§ REQUIRED WORK:
Don't include pictures. Quote the lines below from the first through the line that contains "(q2) at (506,423);".

§ COLLECTED DATA:
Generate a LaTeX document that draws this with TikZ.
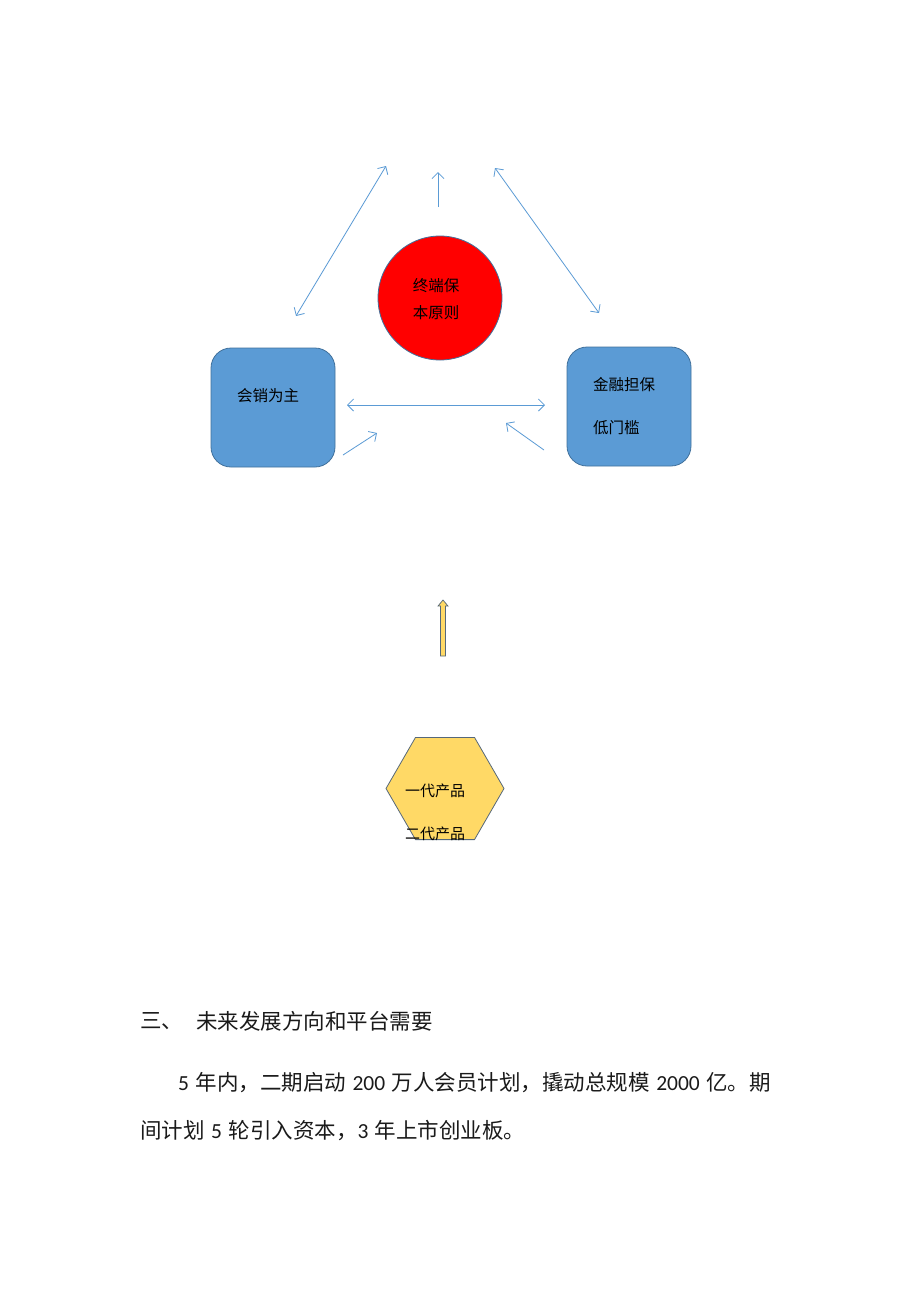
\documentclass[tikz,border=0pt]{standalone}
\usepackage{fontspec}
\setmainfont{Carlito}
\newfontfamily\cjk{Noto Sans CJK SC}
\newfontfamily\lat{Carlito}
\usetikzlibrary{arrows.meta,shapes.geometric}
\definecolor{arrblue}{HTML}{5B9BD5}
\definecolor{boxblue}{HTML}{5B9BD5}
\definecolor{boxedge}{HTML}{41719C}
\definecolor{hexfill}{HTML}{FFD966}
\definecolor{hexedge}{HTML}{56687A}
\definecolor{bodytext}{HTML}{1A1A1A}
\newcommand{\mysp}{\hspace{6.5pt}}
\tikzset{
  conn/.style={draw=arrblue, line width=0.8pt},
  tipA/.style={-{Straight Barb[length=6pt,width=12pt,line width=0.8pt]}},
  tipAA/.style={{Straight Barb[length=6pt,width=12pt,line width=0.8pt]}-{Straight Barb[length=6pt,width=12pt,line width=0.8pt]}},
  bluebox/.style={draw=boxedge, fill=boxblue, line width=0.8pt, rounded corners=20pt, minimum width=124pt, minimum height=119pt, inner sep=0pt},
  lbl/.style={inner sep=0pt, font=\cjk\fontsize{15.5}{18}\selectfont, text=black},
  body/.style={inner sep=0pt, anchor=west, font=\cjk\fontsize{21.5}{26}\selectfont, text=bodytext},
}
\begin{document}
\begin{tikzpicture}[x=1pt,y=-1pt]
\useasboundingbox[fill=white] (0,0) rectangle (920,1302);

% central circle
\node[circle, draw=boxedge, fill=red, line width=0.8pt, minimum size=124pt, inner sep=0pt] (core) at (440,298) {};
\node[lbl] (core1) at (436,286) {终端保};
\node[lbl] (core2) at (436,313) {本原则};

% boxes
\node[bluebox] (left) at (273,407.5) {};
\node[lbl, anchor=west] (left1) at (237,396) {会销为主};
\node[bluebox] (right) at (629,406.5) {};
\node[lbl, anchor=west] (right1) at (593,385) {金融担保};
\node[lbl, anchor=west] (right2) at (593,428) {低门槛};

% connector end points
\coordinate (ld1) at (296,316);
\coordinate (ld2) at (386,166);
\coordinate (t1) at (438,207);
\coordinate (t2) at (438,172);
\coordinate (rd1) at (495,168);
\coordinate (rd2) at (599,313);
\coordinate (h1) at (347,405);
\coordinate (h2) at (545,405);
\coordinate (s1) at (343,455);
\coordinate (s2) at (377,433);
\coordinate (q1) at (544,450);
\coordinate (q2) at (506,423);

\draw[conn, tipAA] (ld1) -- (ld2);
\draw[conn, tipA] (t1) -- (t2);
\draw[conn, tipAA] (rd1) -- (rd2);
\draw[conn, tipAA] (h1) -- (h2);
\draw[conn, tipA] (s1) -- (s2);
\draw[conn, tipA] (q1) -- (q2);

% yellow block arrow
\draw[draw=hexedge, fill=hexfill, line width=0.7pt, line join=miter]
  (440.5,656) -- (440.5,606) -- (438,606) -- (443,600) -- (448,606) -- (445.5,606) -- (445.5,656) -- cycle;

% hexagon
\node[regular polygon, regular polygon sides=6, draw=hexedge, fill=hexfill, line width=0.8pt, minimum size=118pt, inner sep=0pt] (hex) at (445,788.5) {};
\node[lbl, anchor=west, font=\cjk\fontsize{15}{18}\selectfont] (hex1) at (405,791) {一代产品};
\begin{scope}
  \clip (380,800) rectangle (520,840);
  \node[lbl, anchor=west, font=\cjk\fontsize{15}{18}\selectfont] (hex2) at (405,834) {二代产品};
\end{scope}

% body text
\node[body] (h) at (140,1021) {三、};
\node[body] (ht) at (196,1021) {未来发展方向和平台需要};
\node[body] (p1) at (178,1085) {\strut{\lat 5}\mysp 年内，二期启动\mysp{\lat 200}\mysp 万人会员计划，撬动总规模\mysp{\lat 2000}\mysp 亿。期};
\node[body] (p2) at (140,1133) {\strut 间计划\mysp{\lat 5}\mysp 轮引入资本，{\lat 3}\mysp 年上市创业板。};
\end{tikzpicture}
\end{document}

§ OUTPUT OF THE EXERCISE:
Generate a LaTeX document that draws this with TikZ.
\documentclass[tikz,border=0pt]{standalone}
\usepackage{fontspec}
\setmainfont{Carlito}
\newfontfamily\cjk{Noto Sans CJK SC}
\newfontfamily\lat{Carlito}
\usetikzlibrary{arrows.meta,shapes.geometric}
\definecolor{arrblue}{HTML}{5B9BD5}
\definecolor{boxblue}{HTML}{5B9BD5}
\definecolor{boxedge}{HTML}{41719C}
\definecolor{hexfill}{HTML}{FFD966}
\definecolor{hexedge}{HTML}{56687A}
\definecolor{bodytext}{HTML}{1A1A1A}
\newcommand{\mysp}{\hspace{6.5pt}}
\tikzset{
  conn/.style={draw=arrblue, line width=0.8pt},
  tipA/.style={-{Straight Barb[length=6pt,width=12pt,line width=0.8pt]}},
  tipAA/.style={{Straight Barb[length=6pt,width=12pt,line width=0.8pt]}-{Straight Barb[length=6pt,width=12pt,line width=0.8pt]}},
  bluebox/.style={draw=boxedge, fill=boxblue, line width=0.8pt, rounded corners=20pt, minimum width=124pt, minimum height=119pt, inner sep=0pt},
  lbl/.style={inner sep=0pt, font=\cjk\fontsize{15.5}{18}\selectfont, text=black},
  body/.style={inner sep=0pt, anchor=west, font=\cjk\fontsize{21.5}{26}\selectfont, text=bodytext},
}
\begin{document}
\begin{tikzpicture}[x=1pt,y=-1pt]
\useasboundingbox[fill=white] (0,0) rectangle (920,1302);

% central circle
\node[circle, draw=boxedge, fill=red, line width=0.8pt, minimum size=124pt, inner sep=0pt] (core) at (440,298) {};
\node[lbl] (core1) at (436,286) {终端保};
\node[lbl] (core2) at (436,313) {本原则};

% boxes
\node[bluebox] (left) at (273,407.5) {};
\node[lbl, anchor=west] (left1) at (237,396) {会销为主};
\node[bluebox] (right) at (629,406.5) {};
\node[lbl, anchor=west] (right1) at (593,385) {金融担保};
\node[lbl, anchor=west] (right2) at (593,428) {低门槛};

% connector end points
\coordinate (ld1) at (296,316);
\coordinate (ld2) at (386,166);
\coordinate (t1) at (438,207);
\coordinate (t2) at (438,172);
\coordinate (rd1) at (495,168);
\coordinate (rd2) at (599,313);
\coordinate (h1) at (347,405);
\coordinate (h2) at (545,405);
\coordinate (s1) at (343,455);
\coordinate (s2) at (377,433);
\coordinate (q1) at (544,450);
\coordinate (q2) at (506,423);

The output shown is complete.